Although the Company will monitor closely the progress of the development of
the Project Land in order to minimize any delays, there can be no assurance that
any change to these risks would not have certain material adverse effect on its
business.
In addition, to further mitigate its risks, the Company has obtained personal
guarantees from the directors of TMSB, namely Dato’ Tee Chai Seng and Dato’
Tan Chon Hoo @ Tan Choon Hoo.
6. FINANCIAL EFFECT
6.1 Share Capital and Substantial Shareholders’ Shareholding
The Proposed Joint Venture will not have any effect on the issued and
paid-up share capital of TRINITY and the shareholding of its substantial
shareholders.
6.2 Net Assets, Gearing and Earnings
The Proposed Joint Venture will give rise to a net gain of RM2.54 million
or 0.07 sen per ordinary share. The net asset of TRINITY will also
increase by 0.07 sen to RM0.18 per ordinary share and gearing ratio will
improve from 1.18 to 1.09 (Based on the Audited Financial Statement as
at 31 January 2011).
7. ESTIMATED TIME FRAME FOR COMPLETION
Barring any unforeseen circumstances, the Proposed Joint Venture is expected to
commence on 2nd quarter of 2012 and the Project is expected to be completed
within 36 months from the date of receipt of the building plan approvals or 42
months from the date of the JVA, whichever is earlier.

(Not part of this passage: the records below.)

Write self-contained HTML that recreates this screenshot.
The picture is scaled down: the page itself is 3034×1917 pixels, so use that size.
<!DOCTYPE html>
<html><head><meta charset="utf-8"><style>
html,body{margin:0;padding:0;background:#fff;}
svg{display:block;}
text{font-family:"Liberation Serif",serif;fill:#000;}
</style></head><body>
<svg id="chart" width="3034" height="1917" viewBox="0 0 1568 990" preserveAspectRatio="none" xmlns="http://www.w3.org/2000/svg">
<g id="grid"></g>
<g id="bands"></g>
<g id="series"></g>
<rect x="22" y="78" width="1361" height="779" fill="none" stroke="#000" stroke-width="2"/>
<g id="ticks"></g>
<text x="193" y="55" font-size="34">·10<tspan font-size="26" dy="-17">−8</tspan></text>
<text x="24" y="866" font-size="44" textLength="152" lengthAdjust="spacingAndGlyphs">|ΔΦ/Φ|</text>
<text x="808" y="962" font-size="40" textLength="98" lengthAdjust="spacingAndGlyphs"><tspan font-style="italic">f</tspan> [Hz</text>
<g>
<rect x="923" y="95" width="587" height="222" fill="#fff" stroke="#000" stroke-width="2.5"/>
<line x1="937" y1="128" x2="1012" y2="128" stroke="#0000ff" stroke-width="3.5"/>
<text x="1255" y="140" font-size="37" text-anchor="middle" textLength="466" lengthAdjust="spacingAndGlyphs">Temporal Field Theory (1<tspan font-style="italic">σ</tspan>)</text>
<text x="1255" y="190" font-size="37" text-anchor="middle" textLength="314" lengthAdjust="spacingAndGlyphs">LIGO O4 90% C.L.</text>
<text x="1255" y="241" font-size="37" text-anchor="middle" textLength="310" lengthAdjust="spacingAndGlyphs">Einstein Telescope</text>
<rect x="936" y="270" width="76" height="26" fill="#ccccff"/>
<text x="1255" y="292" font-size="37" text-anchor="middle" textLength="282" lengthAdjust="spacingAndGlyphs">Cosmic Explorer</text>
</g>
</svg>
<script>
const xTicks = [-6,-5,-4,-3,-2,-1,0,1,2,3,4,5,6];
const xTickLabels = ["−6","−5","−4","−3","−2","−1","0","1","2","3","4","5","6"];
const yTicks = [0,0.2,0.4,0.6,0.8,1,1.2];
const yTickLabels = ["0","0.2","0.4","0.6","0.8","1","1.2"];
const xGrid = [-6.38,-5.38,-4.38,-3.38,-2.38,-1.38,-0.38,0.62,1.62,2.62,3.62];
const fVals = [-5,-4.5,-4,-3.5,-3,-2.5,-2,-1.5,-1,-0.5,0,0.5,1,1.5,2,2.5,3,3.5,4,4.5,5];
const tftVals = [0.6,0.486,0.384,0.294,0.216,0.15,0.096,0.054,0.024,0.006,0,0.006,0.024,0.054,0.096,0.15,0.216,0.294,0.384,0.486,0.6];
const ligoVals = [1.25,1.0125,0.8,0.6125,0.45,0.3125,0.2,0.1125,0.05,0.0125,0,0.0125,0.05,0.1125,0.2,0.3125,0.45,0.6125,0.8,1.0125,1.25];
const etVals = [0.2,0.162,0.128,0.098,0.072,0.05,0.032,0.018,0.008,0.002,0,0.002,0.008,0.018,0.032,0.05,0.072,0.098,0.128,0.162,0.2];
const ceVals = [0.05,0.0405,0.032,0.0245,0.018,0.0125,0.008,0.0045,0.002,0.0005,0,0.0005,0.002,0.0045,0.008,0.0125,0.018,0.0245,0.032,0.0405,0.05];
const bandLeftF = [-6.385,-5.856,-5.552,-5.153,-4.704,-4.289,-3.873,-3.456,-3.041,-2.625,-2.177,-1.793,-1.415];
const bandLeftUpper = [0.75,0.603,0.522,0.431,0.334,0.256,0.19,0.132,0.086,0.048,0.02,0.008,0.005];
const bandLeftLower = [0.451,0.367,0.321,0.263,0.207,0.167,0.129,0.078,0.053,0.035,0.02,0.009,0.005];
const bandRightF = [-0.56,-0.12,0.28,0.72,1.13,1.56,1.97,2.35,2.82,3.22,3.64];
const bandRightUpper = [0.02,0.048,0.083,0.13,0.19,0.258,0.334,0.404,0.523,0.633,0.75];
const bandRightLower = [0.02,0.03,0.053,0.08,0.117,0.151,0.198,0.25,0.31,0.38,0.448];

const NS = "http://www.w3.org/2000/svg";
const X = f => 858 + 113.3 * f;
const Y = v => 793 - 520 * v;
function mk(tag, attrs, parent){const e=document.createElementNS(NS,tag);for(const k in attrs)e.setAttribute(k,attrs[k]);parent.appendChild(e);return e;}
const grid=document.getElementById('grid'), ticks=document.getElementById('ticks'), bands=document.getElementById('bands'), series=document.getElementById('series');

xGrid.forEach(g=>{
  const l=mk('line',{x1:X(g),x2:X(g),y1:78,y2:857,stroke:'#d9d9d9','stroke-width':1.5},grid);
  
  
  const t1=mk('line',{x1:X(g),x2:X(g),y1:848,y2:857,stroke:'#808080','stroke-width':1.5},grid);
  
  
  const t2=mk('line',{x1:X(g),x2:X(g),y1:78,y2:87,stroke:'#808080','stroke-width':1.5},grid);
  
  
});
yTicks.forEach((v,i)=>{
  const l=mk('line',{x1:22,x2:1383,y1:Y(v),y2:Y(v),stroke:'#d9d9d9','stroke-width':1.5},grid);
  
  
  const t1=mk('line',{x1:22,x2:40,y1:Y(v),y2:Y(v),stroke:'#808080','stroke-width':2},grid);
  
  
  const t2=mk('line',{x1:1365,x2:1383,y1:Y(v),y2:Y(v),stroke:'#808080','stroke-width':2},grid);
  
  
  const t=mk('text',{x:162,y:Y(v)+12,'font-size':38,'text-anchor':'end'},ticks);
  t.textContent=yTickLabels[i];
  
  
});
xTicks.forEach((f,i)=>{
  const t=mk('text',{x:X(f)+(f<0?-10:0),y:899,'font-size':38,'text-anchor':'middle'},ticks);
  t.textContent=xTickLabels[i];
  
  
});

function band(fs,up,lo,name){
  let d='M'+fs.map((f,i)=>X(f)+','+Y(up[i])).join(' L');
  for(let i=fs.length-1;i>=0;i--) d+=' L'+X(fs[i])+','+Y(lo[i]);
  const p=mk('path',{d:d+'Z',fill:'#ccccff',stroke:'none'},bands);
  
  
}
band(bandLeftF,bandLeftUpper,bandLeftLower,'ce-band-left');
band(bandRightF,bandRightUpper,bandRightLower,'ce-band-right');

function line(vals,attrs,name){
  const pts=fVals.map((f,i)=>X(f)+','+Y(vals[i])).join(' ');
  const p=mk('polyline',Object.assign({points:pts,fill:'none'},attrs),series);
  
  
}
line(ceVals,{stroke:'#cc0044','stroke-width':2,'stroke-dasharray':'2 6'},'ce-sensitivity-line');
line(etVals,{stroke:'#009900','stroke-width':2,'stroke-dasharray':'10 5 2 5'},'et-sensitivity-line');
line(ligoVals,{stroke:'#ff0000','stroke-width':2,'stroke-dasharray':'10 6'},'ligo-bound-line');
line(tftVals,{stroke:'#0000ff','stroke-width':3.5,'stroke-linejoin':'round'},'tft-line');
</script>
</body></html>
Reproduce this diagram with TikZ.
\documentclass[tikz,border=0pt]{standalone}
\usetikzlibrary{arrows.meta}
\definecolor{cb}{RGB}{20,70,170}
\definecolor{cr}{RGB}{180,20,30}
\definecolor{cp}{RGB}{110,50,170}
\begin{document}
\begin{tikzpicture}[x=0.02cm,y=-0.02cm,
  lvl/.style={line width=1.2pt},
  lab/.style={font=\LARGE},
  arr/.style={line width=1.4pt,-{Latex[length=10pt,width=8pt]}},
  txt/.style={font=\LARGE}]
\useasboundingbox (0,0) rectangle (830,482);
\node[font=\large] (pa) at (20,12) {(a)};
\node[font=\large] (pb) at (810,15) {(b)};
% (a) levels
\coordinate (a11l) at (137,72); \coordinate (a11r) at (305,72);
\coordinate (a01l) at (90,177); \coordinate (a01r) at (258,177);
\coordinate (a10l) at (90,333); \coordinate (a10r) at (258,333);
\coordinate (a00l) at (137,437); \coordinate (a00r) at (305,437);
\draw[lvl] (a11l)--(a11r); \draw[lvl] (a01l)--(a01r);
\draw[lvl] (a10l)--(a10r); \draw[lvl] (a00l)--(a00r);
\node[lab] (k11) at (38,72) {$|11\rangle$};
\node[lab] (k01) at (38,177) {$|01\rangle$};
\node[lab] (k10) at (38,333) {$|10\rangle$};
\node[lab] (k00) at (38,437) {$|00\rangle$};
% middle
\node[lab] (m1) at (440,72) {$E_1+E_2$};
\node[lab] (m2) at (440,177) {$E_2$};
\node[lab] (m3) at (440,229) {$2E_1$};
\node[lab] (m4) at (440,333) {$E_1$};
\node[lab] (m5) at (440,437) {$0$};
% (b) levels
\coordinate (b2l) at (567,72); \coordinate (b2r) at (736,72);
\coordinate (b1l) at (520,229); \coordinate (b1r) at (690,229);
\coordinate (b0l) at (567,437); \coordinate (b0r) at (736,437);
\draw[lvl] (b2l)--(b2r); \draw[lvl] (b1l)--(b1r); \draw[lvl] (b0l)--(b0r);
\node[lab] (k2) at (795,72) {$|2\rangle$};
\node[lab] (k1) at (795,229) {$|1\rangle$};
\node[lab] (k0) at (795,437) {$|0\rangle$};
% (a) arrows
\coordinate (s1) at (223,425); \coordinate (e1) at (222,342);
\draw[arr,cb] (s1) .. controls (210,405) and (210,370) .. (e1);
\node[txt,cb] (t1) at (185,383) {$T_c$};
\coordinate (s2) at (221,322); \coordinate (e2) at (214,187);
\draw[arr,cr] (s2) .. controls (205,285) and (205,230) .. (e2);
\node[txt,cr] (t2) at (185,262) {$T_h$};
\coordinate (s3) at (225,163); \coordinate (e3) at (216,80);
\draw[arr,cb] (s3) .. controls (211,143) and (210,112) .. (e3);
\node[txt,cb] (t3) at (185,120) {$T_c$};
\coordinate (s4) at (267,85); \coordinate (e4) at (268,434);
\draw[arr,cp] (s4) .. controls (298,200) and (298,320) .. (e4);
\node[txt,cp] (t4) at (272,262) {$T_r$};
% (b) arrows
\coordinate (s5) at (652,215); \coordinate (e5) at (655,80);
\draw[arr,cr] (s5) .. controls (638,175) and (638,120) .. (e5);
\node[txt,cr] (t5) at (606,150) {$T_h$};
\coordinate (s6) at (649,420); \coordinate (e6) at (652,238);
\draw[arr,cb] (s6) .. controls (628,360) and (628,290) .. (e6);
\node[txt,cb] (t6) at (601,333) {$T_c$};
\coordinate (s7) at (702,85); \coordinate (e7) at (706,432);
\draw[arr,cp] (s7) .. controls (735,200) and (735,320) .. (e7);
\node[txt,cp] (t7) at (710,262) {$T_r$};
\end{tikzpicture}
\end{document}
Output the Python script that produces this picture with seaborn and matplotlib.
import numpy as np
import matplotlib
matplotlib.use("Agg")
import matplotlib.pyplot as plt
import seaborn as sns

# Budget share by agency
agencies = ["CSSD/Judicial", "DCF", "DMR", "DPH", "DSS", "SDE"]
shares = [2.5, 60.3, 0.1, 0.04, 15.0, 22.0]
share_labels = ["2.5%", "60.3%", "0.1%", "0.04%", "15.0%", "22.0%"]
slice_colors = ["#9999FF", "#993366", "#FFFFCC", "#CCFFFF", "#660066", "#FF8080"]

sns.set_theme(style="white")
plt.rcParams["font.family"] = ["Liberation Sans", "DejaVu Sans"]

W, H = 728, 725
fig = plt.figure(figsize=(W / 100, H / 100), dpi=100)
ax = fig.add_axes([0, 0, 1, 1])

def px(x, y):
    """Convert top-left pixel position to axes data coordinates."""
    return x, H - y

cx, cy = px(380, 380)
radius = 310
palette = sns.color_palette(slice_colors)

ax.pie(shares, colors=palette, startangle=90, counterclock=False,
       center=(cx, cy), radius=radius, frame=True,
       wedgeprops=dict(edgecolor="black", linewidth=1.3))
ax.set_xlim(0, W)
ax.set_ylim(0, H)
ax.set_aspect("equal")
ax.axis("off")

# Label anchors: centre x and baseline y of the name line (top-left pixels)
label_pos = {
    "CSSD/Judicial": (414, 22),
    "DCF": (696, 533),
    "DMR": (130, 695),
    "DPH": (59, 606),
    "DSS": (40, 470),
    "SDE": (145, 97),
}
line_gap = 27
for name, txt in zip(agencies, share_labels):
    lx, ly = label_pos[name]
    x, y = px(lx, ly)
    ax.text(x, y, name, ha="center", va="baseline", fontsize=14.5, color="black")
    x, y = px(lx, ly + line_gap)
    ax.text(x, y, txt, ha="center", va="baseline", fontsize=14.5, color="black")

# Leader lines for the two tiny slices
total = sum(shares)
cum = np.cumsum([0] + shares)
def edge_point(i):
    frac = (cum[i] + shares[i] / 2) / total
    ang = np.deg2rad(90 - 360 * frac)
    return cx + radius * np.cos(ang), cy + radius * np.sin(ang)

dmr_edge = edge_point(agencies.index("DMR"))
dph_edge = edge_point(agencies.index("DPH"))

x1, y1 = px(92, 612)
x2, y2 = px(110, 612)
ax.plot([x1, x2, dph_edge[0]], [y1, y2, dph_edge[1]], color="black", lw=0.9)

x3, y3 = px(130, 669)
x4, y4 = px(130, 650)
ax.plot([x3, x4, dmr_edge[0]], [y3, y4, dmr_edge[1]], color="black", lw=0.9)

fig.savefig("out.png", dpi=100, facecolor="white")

8. DIRECTORS’ RECOMMENDATION
The Directors of TRINITY, after taking into consideration of all financial and
other factors, is of the opinion that the Proposed Joint Venture is in the best
interest of TRINITY.
9. DIRECTORS AND MAJOR SHAREHOLDERS’ INTEREST
None of the directors and/or the major shareholders of TRINITY and/or persons
connected with them have any interest, direct or indirect in the Proposed Joint
Venture.
10. PERCENTAGE RATIO
The highest percentage ratio applicable to the Proposed Joint Venture pursuant to
paragraph 10.02(g) of the Main Market Listing Requirements of Bursa Malaysia
Securities Berhad is 8.46%.
11. DOCUMENTS FOR INSPECTION
The JVA is available for inspection at the registered office of the Company at
Suite 2.12, Level 2, Menara Maxisegar, Jalan Pandan Indah 4/2, Pandan Indah,
55100 Kuala Lumpur between 9.00 a.m. and 5.00 p.m. from Monday to Friday
(except public holidays) for a period of three (3) months from the date of this
announcement.
This announcement is dated 2 March 2012.